WRITTEN INSTRUCTION: Every line below is to be copied exactly, with the pictures left out.

****************************************

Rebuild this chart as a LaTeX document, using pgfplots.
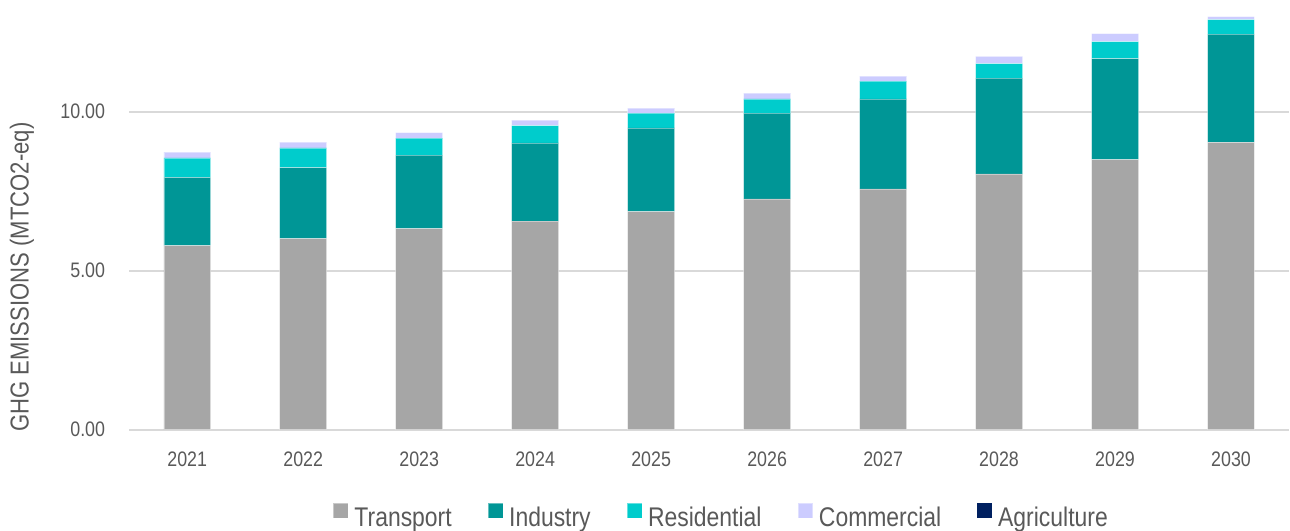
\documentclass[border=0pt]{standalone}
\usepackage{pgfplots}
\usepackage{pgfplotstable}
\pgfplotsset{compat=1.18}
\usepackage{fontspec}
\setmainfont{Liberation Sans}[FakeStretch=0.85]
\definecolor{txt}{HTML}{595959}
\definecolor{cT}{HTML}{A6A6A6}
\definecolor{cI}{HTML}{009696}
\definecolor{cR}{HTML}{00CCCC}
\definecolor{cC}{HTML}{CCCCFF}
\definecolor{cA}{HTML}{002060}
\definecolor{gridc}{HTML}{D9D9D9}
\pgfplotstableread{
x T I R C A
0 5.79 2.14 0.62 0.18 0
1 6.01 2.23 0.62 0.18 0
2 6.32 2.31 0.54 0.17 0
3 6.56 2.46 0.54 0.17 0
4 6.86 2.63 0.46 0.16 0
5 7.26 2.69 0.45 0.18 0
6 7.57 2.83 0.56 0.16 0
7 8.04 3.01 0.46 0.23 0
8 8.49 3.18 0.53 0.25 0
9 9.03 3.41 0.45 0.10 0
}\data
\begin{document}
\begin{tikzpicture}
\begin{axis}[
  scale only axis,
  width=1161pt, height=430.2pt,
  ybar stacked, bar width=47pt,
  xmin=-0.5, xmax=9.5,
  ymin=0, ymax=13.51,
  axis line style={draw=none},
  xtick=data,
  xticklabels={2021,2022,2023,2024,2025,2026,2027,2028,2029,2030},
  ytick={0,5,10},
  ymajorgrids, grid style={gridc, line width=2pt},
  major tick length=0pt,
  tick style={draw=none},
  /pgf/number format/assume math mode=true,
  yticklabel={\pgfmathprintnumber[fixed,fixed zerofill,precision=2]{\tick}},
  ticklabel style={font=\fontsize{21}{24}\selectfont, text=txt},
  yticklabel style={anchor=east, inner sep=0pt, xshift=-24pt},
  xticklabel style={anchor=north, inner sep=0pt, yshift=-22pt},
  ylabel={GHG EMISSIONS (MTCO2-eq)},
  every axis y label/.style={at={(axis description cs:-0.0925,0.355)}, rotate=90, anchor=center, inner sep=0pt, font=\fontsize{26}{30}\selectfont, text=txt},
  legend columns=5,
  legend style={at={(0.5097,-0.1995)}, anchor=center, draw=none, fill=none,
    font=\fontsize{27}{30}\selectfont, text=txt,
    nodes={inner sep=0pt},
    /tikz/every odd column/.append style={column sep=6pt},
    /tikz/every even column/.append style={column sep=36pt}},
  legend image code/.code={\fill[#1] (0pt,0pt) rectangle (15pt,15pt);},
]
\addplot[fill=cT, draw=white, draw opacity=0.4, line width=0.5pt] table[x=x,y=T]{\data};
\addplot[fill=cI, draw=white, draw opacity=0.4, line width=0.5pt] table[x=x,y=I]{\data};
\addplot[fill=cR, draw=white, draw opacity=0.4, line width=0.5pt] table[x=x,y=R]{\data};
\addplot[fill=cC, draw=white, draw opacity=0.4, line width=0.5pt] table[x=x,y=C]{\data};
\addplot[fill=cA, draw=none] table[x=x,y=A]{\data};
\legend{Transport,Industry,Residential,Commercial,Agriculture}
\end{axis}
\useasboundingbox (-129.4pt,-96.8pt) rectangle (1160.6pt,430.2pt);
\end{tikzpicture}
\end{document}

****************************************

ANSWER TO THIS PROBLEM:
Rebuild this chart as a LaTeX document, using pgfplots.
\documentclass[border=0pt]{standalone}
\usepackage{pgfplots}
\usepackage{pgfplotstable}
\pgfplotsset{compat=1.18}
\usepackage{fontspec}
\setmainfont{Liberation Sans}[FakeStretch=0.85]
\definecolor{txt}{HTML}{595959}
\definecolor{cT}{HTML}{A6A6A6}
\definecolor{cI}{HTML}{009696}
\definecolor{cR}{HTML}{00CCCC}
\definecolor{cC}{HTML}{CCCCFF}
\definecolor{cA}{HTML}{002060}
\definecolor{gridc}{HTML}{D9D9D9}
\pgfplotstableread{
x T I R C A
0 5.79 2.14 0.62 0.18 0
1 6.01 2.23 0.62 0.18 0
2 6.32 2.31 0.54 0.17 0
3 6.56 2.46 0.54 0.17 0
4 6.86 2.63 0.46 0.16 0
5 7.26 2.69 0.45 0.18 0
6 7.57 2.83 0.56 0.16 0
7 8.04 3.01 0.46 0.23 0
8 8.49 3.18 0.53 0.25 0
9 9.03 3.41 0.45 0.10 0
}\data
\begin{document}
\begin{tikzpicture}
\begin{axis}[
  scale only axis,
  width=1161pt, height=430.2pt,
  ybar stacked, bar width=47pt,
  xmin=-0.5, xmax=9.5,
  ymin=0, ymax=13.51,
  axis line style={draw=none},
  xtick=data,
  xticklabels={2021,2022,2023,2024,2025,2026,2027,2028,2029,2030},
  ytick={0,5,10},
  ymajorgrids, grid style={gridc, line width=2pt},
  major tick length=0pt,
  tick style={draw=none},
  /pgf/number format/assume math mode=true,
  yticklabel={\pgfmathprintnumber[fixed,fixed zerofill,precision=2]{\tick}},
  ticklabel style={font=\fontsize{21}{24}\selectfont, text=txt},
  yticklabel style={anchor=east, inner sep=0pt, xshift=-24pt},
  xticklabel style={anchor=north, inner sep=0pt, yshift=-22pt},
  ylabel={GHG EMISSIONS (MTCO2-eq)},
  every axis y label/.style={at={(axis description cs:-0.0925,0.355)}, rotate=90, anchor=center, inner sep=0pt, font=\fontsize{26}{30}\selectfont, text=txt},
  legend columns=5,
  legend style={at={(0.5097,-0.1995)}, anchor=center, draw=none, fill=none,
    font=\fontsize{27}{30}\selectfont, text=txt,
    nodes={inner sep=0pt},
    /tikz/every odd column/.append style={column sep=6pt},
    /tikz/every even column/.append style={column sep=36pt}},
  legend image code/.code={\fill[#1] (0pt,0pt) rectangle (15pt,15pt);},
]
\addplot[fill=cT, draw=white, draw opacity=0.4, line width=0.5pt] table[x=x,y=T]{\data};
\addplot[fill=cI, draw=white, draw opacity=0.4, line width=0.5pt] table[x=x,y=I]{\data};
\addplot[fill=cR, draw=white, draw opacity=0.4, line width=0.5pt] table[x=x,y=R]{\data};
\addplot[fill=cC, draw=white, draw opacity=0.4, line width=0.5pt] table[x=x,y=C]{\data};
\addplot[fill=cA, draw=none] table[x=x,y=A]{\data};
\legend{Transport,Industry,Residential,Commercial,Agriculture}
\end{axis}
\useasboundingbox (-129.4pt,-96.8pt) rectangle (1160.6pt,430.2pt);
\end{tikzpicture}
\end{document}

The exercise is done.